* SUPPLIED DATA:
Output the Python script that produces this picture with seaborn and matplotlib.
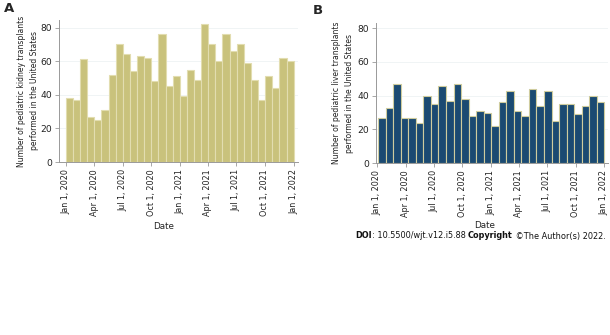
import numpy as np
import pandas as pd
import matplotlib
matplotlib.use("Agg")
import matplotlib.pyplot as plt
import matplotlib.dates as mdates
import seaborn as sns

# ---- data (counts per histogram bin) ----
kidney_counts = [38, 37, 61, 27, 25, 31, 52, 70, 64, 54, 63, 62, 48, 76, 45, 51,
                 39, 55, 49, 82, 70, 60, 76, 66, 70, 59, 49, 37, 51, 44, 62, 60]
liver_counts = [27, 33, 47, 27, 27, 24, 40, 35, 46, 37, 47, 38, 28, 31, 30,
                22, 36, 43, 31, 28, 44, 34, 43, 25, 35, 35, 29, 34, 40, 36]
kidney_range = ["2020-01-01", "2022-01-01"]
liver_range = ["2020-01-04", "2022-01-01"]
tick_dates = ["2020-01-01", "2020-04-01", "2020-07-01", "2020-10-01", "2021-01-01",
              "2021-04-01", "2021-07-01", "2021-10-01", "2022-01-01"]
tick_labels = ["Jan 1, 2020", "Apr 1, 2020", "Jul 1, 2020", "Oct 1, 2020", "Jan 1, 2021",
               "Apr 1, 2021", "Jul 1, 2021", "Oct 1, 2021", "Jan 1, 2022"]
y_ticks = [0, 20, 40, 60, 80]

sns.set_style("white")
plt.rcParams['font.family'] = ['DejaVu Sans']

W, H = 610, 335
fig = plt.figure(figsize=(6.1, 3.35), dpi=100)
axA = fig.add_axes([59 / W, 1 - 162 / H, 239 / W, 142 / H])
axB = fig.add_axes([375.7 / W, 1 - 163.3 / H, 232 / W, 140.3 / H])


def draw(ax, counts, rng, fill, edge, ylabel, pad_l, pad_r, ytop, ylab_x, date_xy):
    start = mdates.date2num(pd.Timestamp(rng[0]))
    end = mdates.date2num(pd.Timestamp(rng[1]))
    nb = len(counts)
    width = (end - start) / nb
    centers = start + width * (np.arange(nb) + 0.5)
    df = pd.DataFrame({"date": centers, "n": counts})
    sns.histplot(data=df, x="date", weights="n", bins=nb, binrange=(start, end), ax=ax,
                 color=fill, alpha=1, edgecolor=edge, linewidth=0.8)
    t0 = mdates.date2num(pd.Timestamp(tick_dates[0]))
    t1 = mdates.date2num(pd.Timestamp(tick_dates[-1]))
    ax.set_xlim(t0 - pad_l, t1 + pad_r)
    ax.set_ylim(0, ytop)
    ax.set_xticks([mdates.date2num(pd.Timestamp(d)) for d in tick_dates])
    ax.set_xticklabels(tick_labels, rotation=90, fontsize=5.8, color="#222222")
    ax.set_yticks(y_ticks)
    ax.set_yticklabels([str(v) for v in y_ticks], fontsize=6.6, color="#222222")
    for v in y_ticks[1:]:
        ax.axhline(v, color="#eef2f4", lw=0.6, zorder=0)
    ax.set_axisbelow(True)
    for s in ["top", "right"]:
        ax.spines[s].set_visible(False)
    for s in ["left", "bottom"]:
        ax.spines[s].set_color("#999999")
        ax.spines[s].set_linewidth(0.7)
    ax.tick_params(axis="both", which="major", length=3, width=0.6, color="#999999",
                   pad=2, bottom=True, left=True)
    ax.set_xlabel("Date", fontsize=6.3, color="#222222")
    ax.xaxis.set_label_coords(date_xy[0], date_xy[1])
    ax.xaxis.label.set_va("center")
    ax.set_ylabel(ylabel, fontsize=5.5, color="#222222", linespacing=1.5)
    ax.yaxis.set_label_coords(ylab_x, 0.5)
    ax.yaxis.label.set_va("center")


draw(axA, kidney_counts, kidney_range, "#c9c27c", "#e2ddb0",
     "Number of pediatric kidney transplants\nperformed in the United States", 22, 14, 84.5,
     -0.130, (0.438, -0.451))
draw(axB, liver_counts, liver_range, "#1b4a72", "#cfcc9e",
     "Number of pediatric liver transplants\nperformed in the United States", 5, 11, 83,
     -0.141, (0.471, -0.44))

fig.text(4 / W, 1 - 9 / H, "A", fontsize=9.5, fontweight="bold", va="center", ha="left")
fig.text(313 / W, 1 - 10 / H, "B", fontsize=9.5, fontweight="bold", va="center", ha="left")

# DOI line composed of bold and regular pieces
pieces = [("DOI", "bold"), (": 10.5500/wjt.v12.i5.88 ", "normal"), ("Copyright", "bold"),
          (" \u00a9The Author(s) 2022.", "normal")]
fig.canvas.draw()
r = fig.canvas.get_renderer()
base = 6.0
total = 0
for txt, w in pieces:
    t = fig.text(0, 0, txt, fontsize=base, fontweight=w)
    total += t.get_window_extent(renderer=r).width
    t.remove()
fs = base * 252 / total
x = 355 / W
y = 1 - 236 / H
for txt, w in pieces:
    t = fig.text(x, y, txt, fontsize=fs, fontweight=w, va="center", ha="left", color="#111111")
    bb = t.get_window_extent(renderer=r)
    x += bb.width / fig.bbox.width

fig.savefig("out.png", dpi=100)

* WHAT IS EXPECTED: Return nothing but the lines running from the start of the data to the line with "import seaborn as sns", please, both ends included and no pictures.

* SOLUTION TO THIS PROBLEM:
Output the Python script that produces this picture with seaborn and matplotlib.
import numpy as np
import pandas as pd
import matplotlib
matplotlib.use("Agg")
import matplotlib.pyplot as plt
import matplotlib.dates as mdates
import seaborn as sns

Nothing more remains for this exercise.